- _What you need to do_
Quote exactly, and only, the lines from the one with "Write a Python" down to the one with "import pandas as pd", both included.

- _Data shown_

-----

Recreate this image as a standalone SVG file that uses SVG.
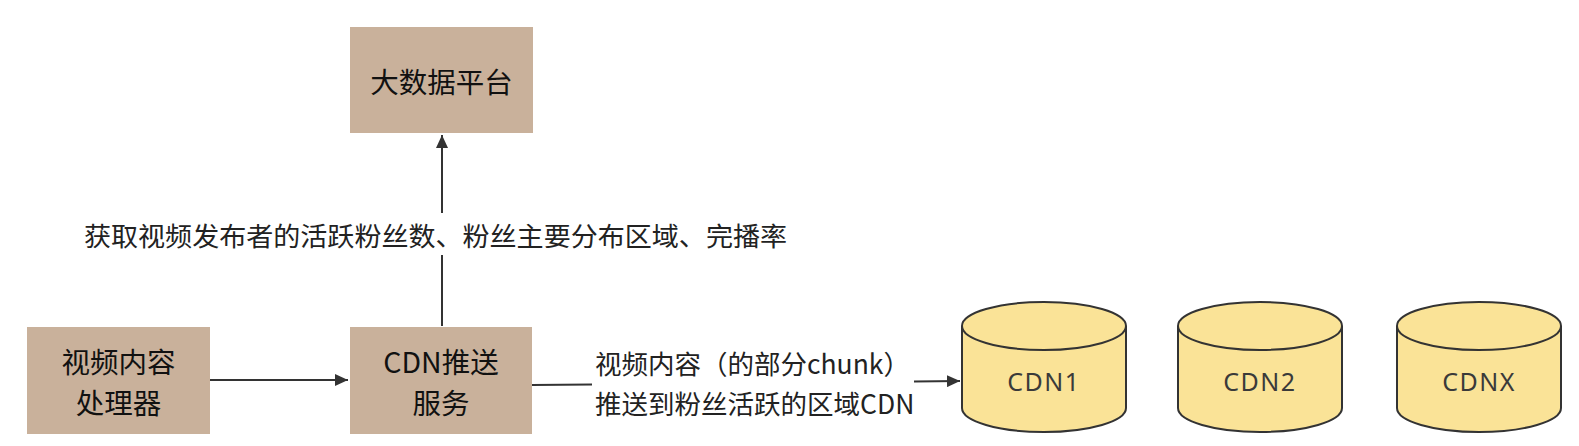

-----

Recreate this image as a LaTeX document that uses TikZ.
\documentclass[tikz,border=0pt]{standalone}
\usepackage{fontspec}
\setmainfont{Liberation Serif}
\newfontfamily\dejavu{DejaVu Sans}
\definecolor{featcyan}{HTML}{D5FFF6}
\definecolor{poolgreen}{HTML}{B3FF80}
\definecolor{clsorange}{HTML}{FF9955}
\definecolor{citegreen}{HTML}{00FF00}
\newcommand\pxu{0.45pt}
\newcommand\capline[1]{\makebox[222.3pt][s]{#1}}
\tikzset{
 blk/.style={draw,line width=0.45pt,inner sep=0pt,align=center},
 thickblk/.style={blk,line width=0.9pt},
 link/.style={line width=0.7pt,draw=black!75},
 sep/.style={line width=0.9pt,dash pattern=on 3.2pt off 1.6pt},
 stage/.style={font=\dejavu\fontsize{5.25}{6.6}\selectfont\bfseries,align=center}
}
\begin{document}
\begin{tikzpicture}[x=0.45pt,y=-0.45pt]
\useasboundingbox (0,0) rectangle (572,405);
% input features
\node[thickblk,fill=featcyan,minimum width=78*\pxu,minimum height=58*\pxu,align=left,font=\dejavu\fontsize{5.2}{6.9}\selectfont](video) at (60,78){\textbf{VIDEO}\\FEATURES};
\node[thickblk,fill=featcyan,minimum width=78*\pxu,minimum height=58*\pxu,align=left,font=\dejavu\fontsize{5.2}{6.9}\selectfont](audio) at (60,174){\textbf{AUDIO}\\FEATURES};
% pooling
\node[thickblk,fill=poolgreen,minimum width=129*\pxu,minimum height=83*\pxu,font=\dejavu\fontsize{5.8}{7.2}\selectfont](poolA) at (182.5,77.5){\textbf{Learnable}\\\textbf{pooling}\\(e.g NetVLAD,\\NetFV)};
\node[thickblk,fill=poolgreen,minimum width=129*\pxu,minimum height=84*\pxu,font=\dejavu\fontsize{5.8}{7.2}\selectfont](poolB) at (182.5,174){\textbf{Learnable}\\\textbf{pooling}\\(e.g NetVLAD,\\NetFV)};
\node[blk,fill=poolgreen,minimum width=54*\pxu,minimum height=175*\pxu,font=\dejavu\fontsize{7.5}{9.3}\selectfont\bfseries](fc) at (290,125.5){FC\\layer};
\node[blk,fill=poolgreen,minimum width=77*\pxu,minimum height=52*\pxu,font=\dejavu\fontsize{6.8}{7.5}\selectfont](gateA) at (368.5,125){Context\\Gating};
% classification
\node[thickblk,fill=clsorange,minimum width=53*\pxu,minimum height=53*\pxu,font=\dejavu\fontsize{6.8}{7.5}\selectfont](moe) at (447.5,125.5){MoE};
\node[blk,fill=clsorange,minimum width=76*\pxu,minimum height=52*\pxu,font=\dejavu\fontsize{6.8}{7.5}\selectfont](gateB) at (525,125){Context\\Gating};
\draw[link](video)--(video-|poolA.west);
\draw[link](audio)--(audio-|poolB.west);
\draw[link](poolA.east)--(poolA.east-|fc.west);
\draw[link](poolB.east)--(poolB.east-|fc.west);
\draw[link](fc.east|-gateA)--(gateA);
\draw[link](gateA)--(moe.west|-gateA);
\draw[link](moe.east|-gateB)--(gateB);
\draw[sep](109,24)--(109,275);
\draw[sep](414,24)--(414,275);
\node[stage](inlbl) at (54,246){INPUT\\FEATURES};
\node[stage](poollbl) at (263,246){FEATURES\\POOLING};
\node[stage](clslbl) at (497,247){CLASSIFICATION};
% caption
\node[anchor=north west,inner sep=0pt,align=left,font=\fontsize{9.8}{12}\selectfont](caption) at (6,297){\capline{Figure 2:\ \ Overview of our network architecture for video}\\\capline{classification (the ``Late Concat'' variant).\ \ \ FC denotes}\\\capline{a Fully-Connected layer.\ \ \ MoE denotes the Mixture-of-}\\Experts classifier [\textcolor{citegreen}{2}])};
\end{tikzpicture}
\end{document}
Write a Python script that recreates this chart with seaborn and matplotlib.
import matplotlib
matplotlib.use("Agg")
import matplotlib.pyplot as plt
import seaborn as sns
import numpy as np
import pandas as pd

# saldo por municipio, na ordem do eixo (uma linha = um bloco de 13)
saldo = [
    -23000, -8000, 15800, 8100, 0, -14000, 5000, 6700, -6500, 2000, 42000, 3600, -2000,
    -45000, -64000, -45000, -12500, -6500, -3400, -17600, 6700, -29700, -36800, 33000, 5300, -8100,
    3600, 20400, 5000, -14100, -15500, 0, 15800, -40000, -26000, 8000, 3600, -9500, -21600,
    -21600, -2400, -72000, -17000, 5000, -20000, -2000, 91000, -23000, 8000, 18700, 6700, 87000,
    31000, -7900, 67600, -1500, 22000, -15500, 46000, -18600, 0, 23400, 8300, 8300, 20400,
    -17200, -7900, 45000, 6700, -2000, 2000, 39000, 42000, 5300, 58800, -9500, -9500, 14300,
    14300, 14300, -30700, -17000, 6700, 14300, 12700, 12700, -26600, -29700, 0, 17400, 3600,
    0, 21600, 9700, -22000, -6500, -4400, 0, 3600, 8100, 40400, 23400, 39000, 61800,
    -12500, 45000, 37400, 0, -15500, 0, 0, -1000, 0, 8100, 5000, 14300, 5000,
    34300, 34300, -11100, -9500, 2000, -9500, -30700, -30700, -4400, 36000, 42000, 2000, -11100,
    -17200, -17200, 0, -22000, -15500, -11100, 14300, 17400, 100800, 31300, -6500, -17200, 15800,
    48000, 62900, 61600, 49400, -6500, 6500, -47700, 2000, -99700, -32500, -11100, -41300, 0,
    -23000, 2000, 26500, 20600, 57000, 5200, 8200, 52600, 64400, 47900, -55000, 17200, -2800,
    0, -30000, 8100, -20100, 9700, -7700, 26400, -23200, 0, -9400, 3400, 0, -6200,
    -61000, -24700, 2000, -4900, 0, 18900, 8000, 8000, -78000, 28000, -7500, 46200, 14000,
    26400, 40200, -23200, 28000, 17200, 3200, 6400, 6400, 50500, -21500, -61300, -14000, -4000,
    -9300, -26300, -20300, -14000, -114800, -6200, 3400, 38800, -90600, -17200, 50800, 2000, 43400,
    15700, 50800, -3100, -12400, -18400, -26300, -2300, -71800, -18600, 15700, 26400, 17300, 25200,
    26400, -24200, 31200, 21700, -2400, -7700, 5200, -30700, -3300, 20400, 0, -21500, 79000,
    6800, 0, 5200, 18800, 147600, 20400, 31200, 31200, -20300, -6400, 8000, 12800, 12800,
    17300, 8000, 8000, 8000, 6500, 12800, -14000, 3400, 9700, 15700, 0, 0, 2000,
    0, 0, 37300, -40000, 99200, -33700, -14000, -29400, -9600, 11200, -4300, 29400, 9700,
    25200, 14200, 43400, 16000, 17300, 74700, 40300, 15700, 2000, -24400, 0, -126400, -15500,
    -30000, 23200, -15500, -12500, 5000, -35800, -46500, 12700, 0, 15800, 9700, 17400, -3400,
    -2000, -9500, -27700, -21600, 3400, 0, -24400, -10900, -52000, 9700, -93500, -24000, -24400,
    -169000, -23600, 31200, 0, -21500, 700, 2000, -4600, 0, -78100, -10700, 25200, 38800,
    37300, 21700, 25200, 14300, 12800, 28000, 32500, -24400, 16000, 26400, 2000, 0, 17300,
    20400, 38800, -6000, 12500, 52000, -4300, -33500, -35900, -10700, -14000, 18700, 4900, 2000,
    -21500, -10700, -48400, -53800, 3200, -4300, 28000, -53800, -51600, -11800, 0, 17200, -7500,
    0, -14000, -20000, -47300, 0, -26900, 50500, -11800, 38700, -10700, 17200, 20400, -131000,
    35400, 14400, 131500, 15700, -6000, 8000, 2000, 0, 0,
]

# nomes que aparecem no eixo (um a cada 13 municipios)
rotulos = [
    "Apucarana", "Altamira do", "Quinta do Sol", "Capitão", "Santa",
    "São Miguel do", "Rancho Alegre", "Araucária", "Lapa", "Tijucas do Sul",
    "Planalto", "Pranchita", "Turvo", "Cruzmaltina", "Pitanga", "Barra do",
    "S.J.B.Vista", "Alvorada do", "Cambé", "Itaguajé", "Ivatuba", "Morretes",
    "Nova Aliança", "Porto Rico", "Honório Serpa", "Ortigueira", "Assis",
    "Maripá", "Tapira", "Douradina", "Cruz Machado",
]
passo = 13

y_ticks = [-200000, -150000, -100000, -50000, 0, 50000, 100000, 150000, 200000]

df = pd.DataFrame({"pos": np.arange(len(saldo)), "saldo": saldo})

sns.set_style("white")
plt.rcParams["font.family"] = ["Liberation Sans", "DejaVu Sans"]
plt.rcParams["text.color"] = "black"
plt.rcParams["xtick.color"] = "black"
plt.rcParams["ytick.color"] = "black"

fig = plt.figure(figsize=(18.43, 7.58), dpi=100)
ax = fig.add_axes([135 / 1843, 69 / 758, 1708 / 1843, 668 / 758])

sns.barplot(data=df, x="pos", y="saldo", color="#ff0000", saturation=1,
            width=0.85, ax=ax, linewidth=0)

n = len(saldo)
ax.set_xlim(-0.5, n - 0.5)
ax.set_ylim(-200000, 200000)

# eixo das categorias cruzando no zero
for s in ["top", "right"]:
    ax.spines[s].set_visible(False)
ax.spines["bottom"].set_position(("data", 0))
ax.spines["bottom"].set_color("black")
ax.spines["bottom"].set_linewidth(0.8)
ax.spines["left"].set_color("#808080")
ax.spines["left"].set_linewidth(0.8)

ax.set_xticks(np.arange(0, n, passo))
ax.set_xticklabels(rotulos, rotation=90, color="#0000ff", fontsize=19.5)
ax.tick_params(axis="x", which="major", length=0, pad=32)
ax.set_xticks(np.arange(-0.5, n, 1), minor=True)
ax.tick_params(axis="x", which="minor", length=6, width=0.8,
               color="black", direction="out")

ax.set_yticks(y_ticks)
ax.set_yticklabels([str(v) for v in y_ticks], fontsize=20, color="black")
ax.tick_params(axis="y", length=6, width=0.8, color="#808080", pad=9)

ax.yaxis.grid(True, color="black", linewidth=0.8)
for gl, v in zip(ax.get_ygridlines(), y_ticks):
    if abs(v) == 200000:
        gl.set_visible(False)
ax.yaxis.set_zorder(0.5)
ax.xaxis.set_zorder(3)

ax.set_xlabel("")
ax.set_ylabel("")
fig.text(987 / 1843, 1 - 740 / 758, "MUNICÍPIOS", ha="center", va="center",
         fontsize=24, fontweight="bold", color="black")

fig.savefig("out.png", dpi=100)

-----

- _Problem solution_
Write a Python script that recreates this chart with seaborn and matplotlib.
import matplotlib
matplotlib.use("Agg")
import matplotlib.pyplot as plt
import seaborn as sns
import numpy as np
import pandas as pd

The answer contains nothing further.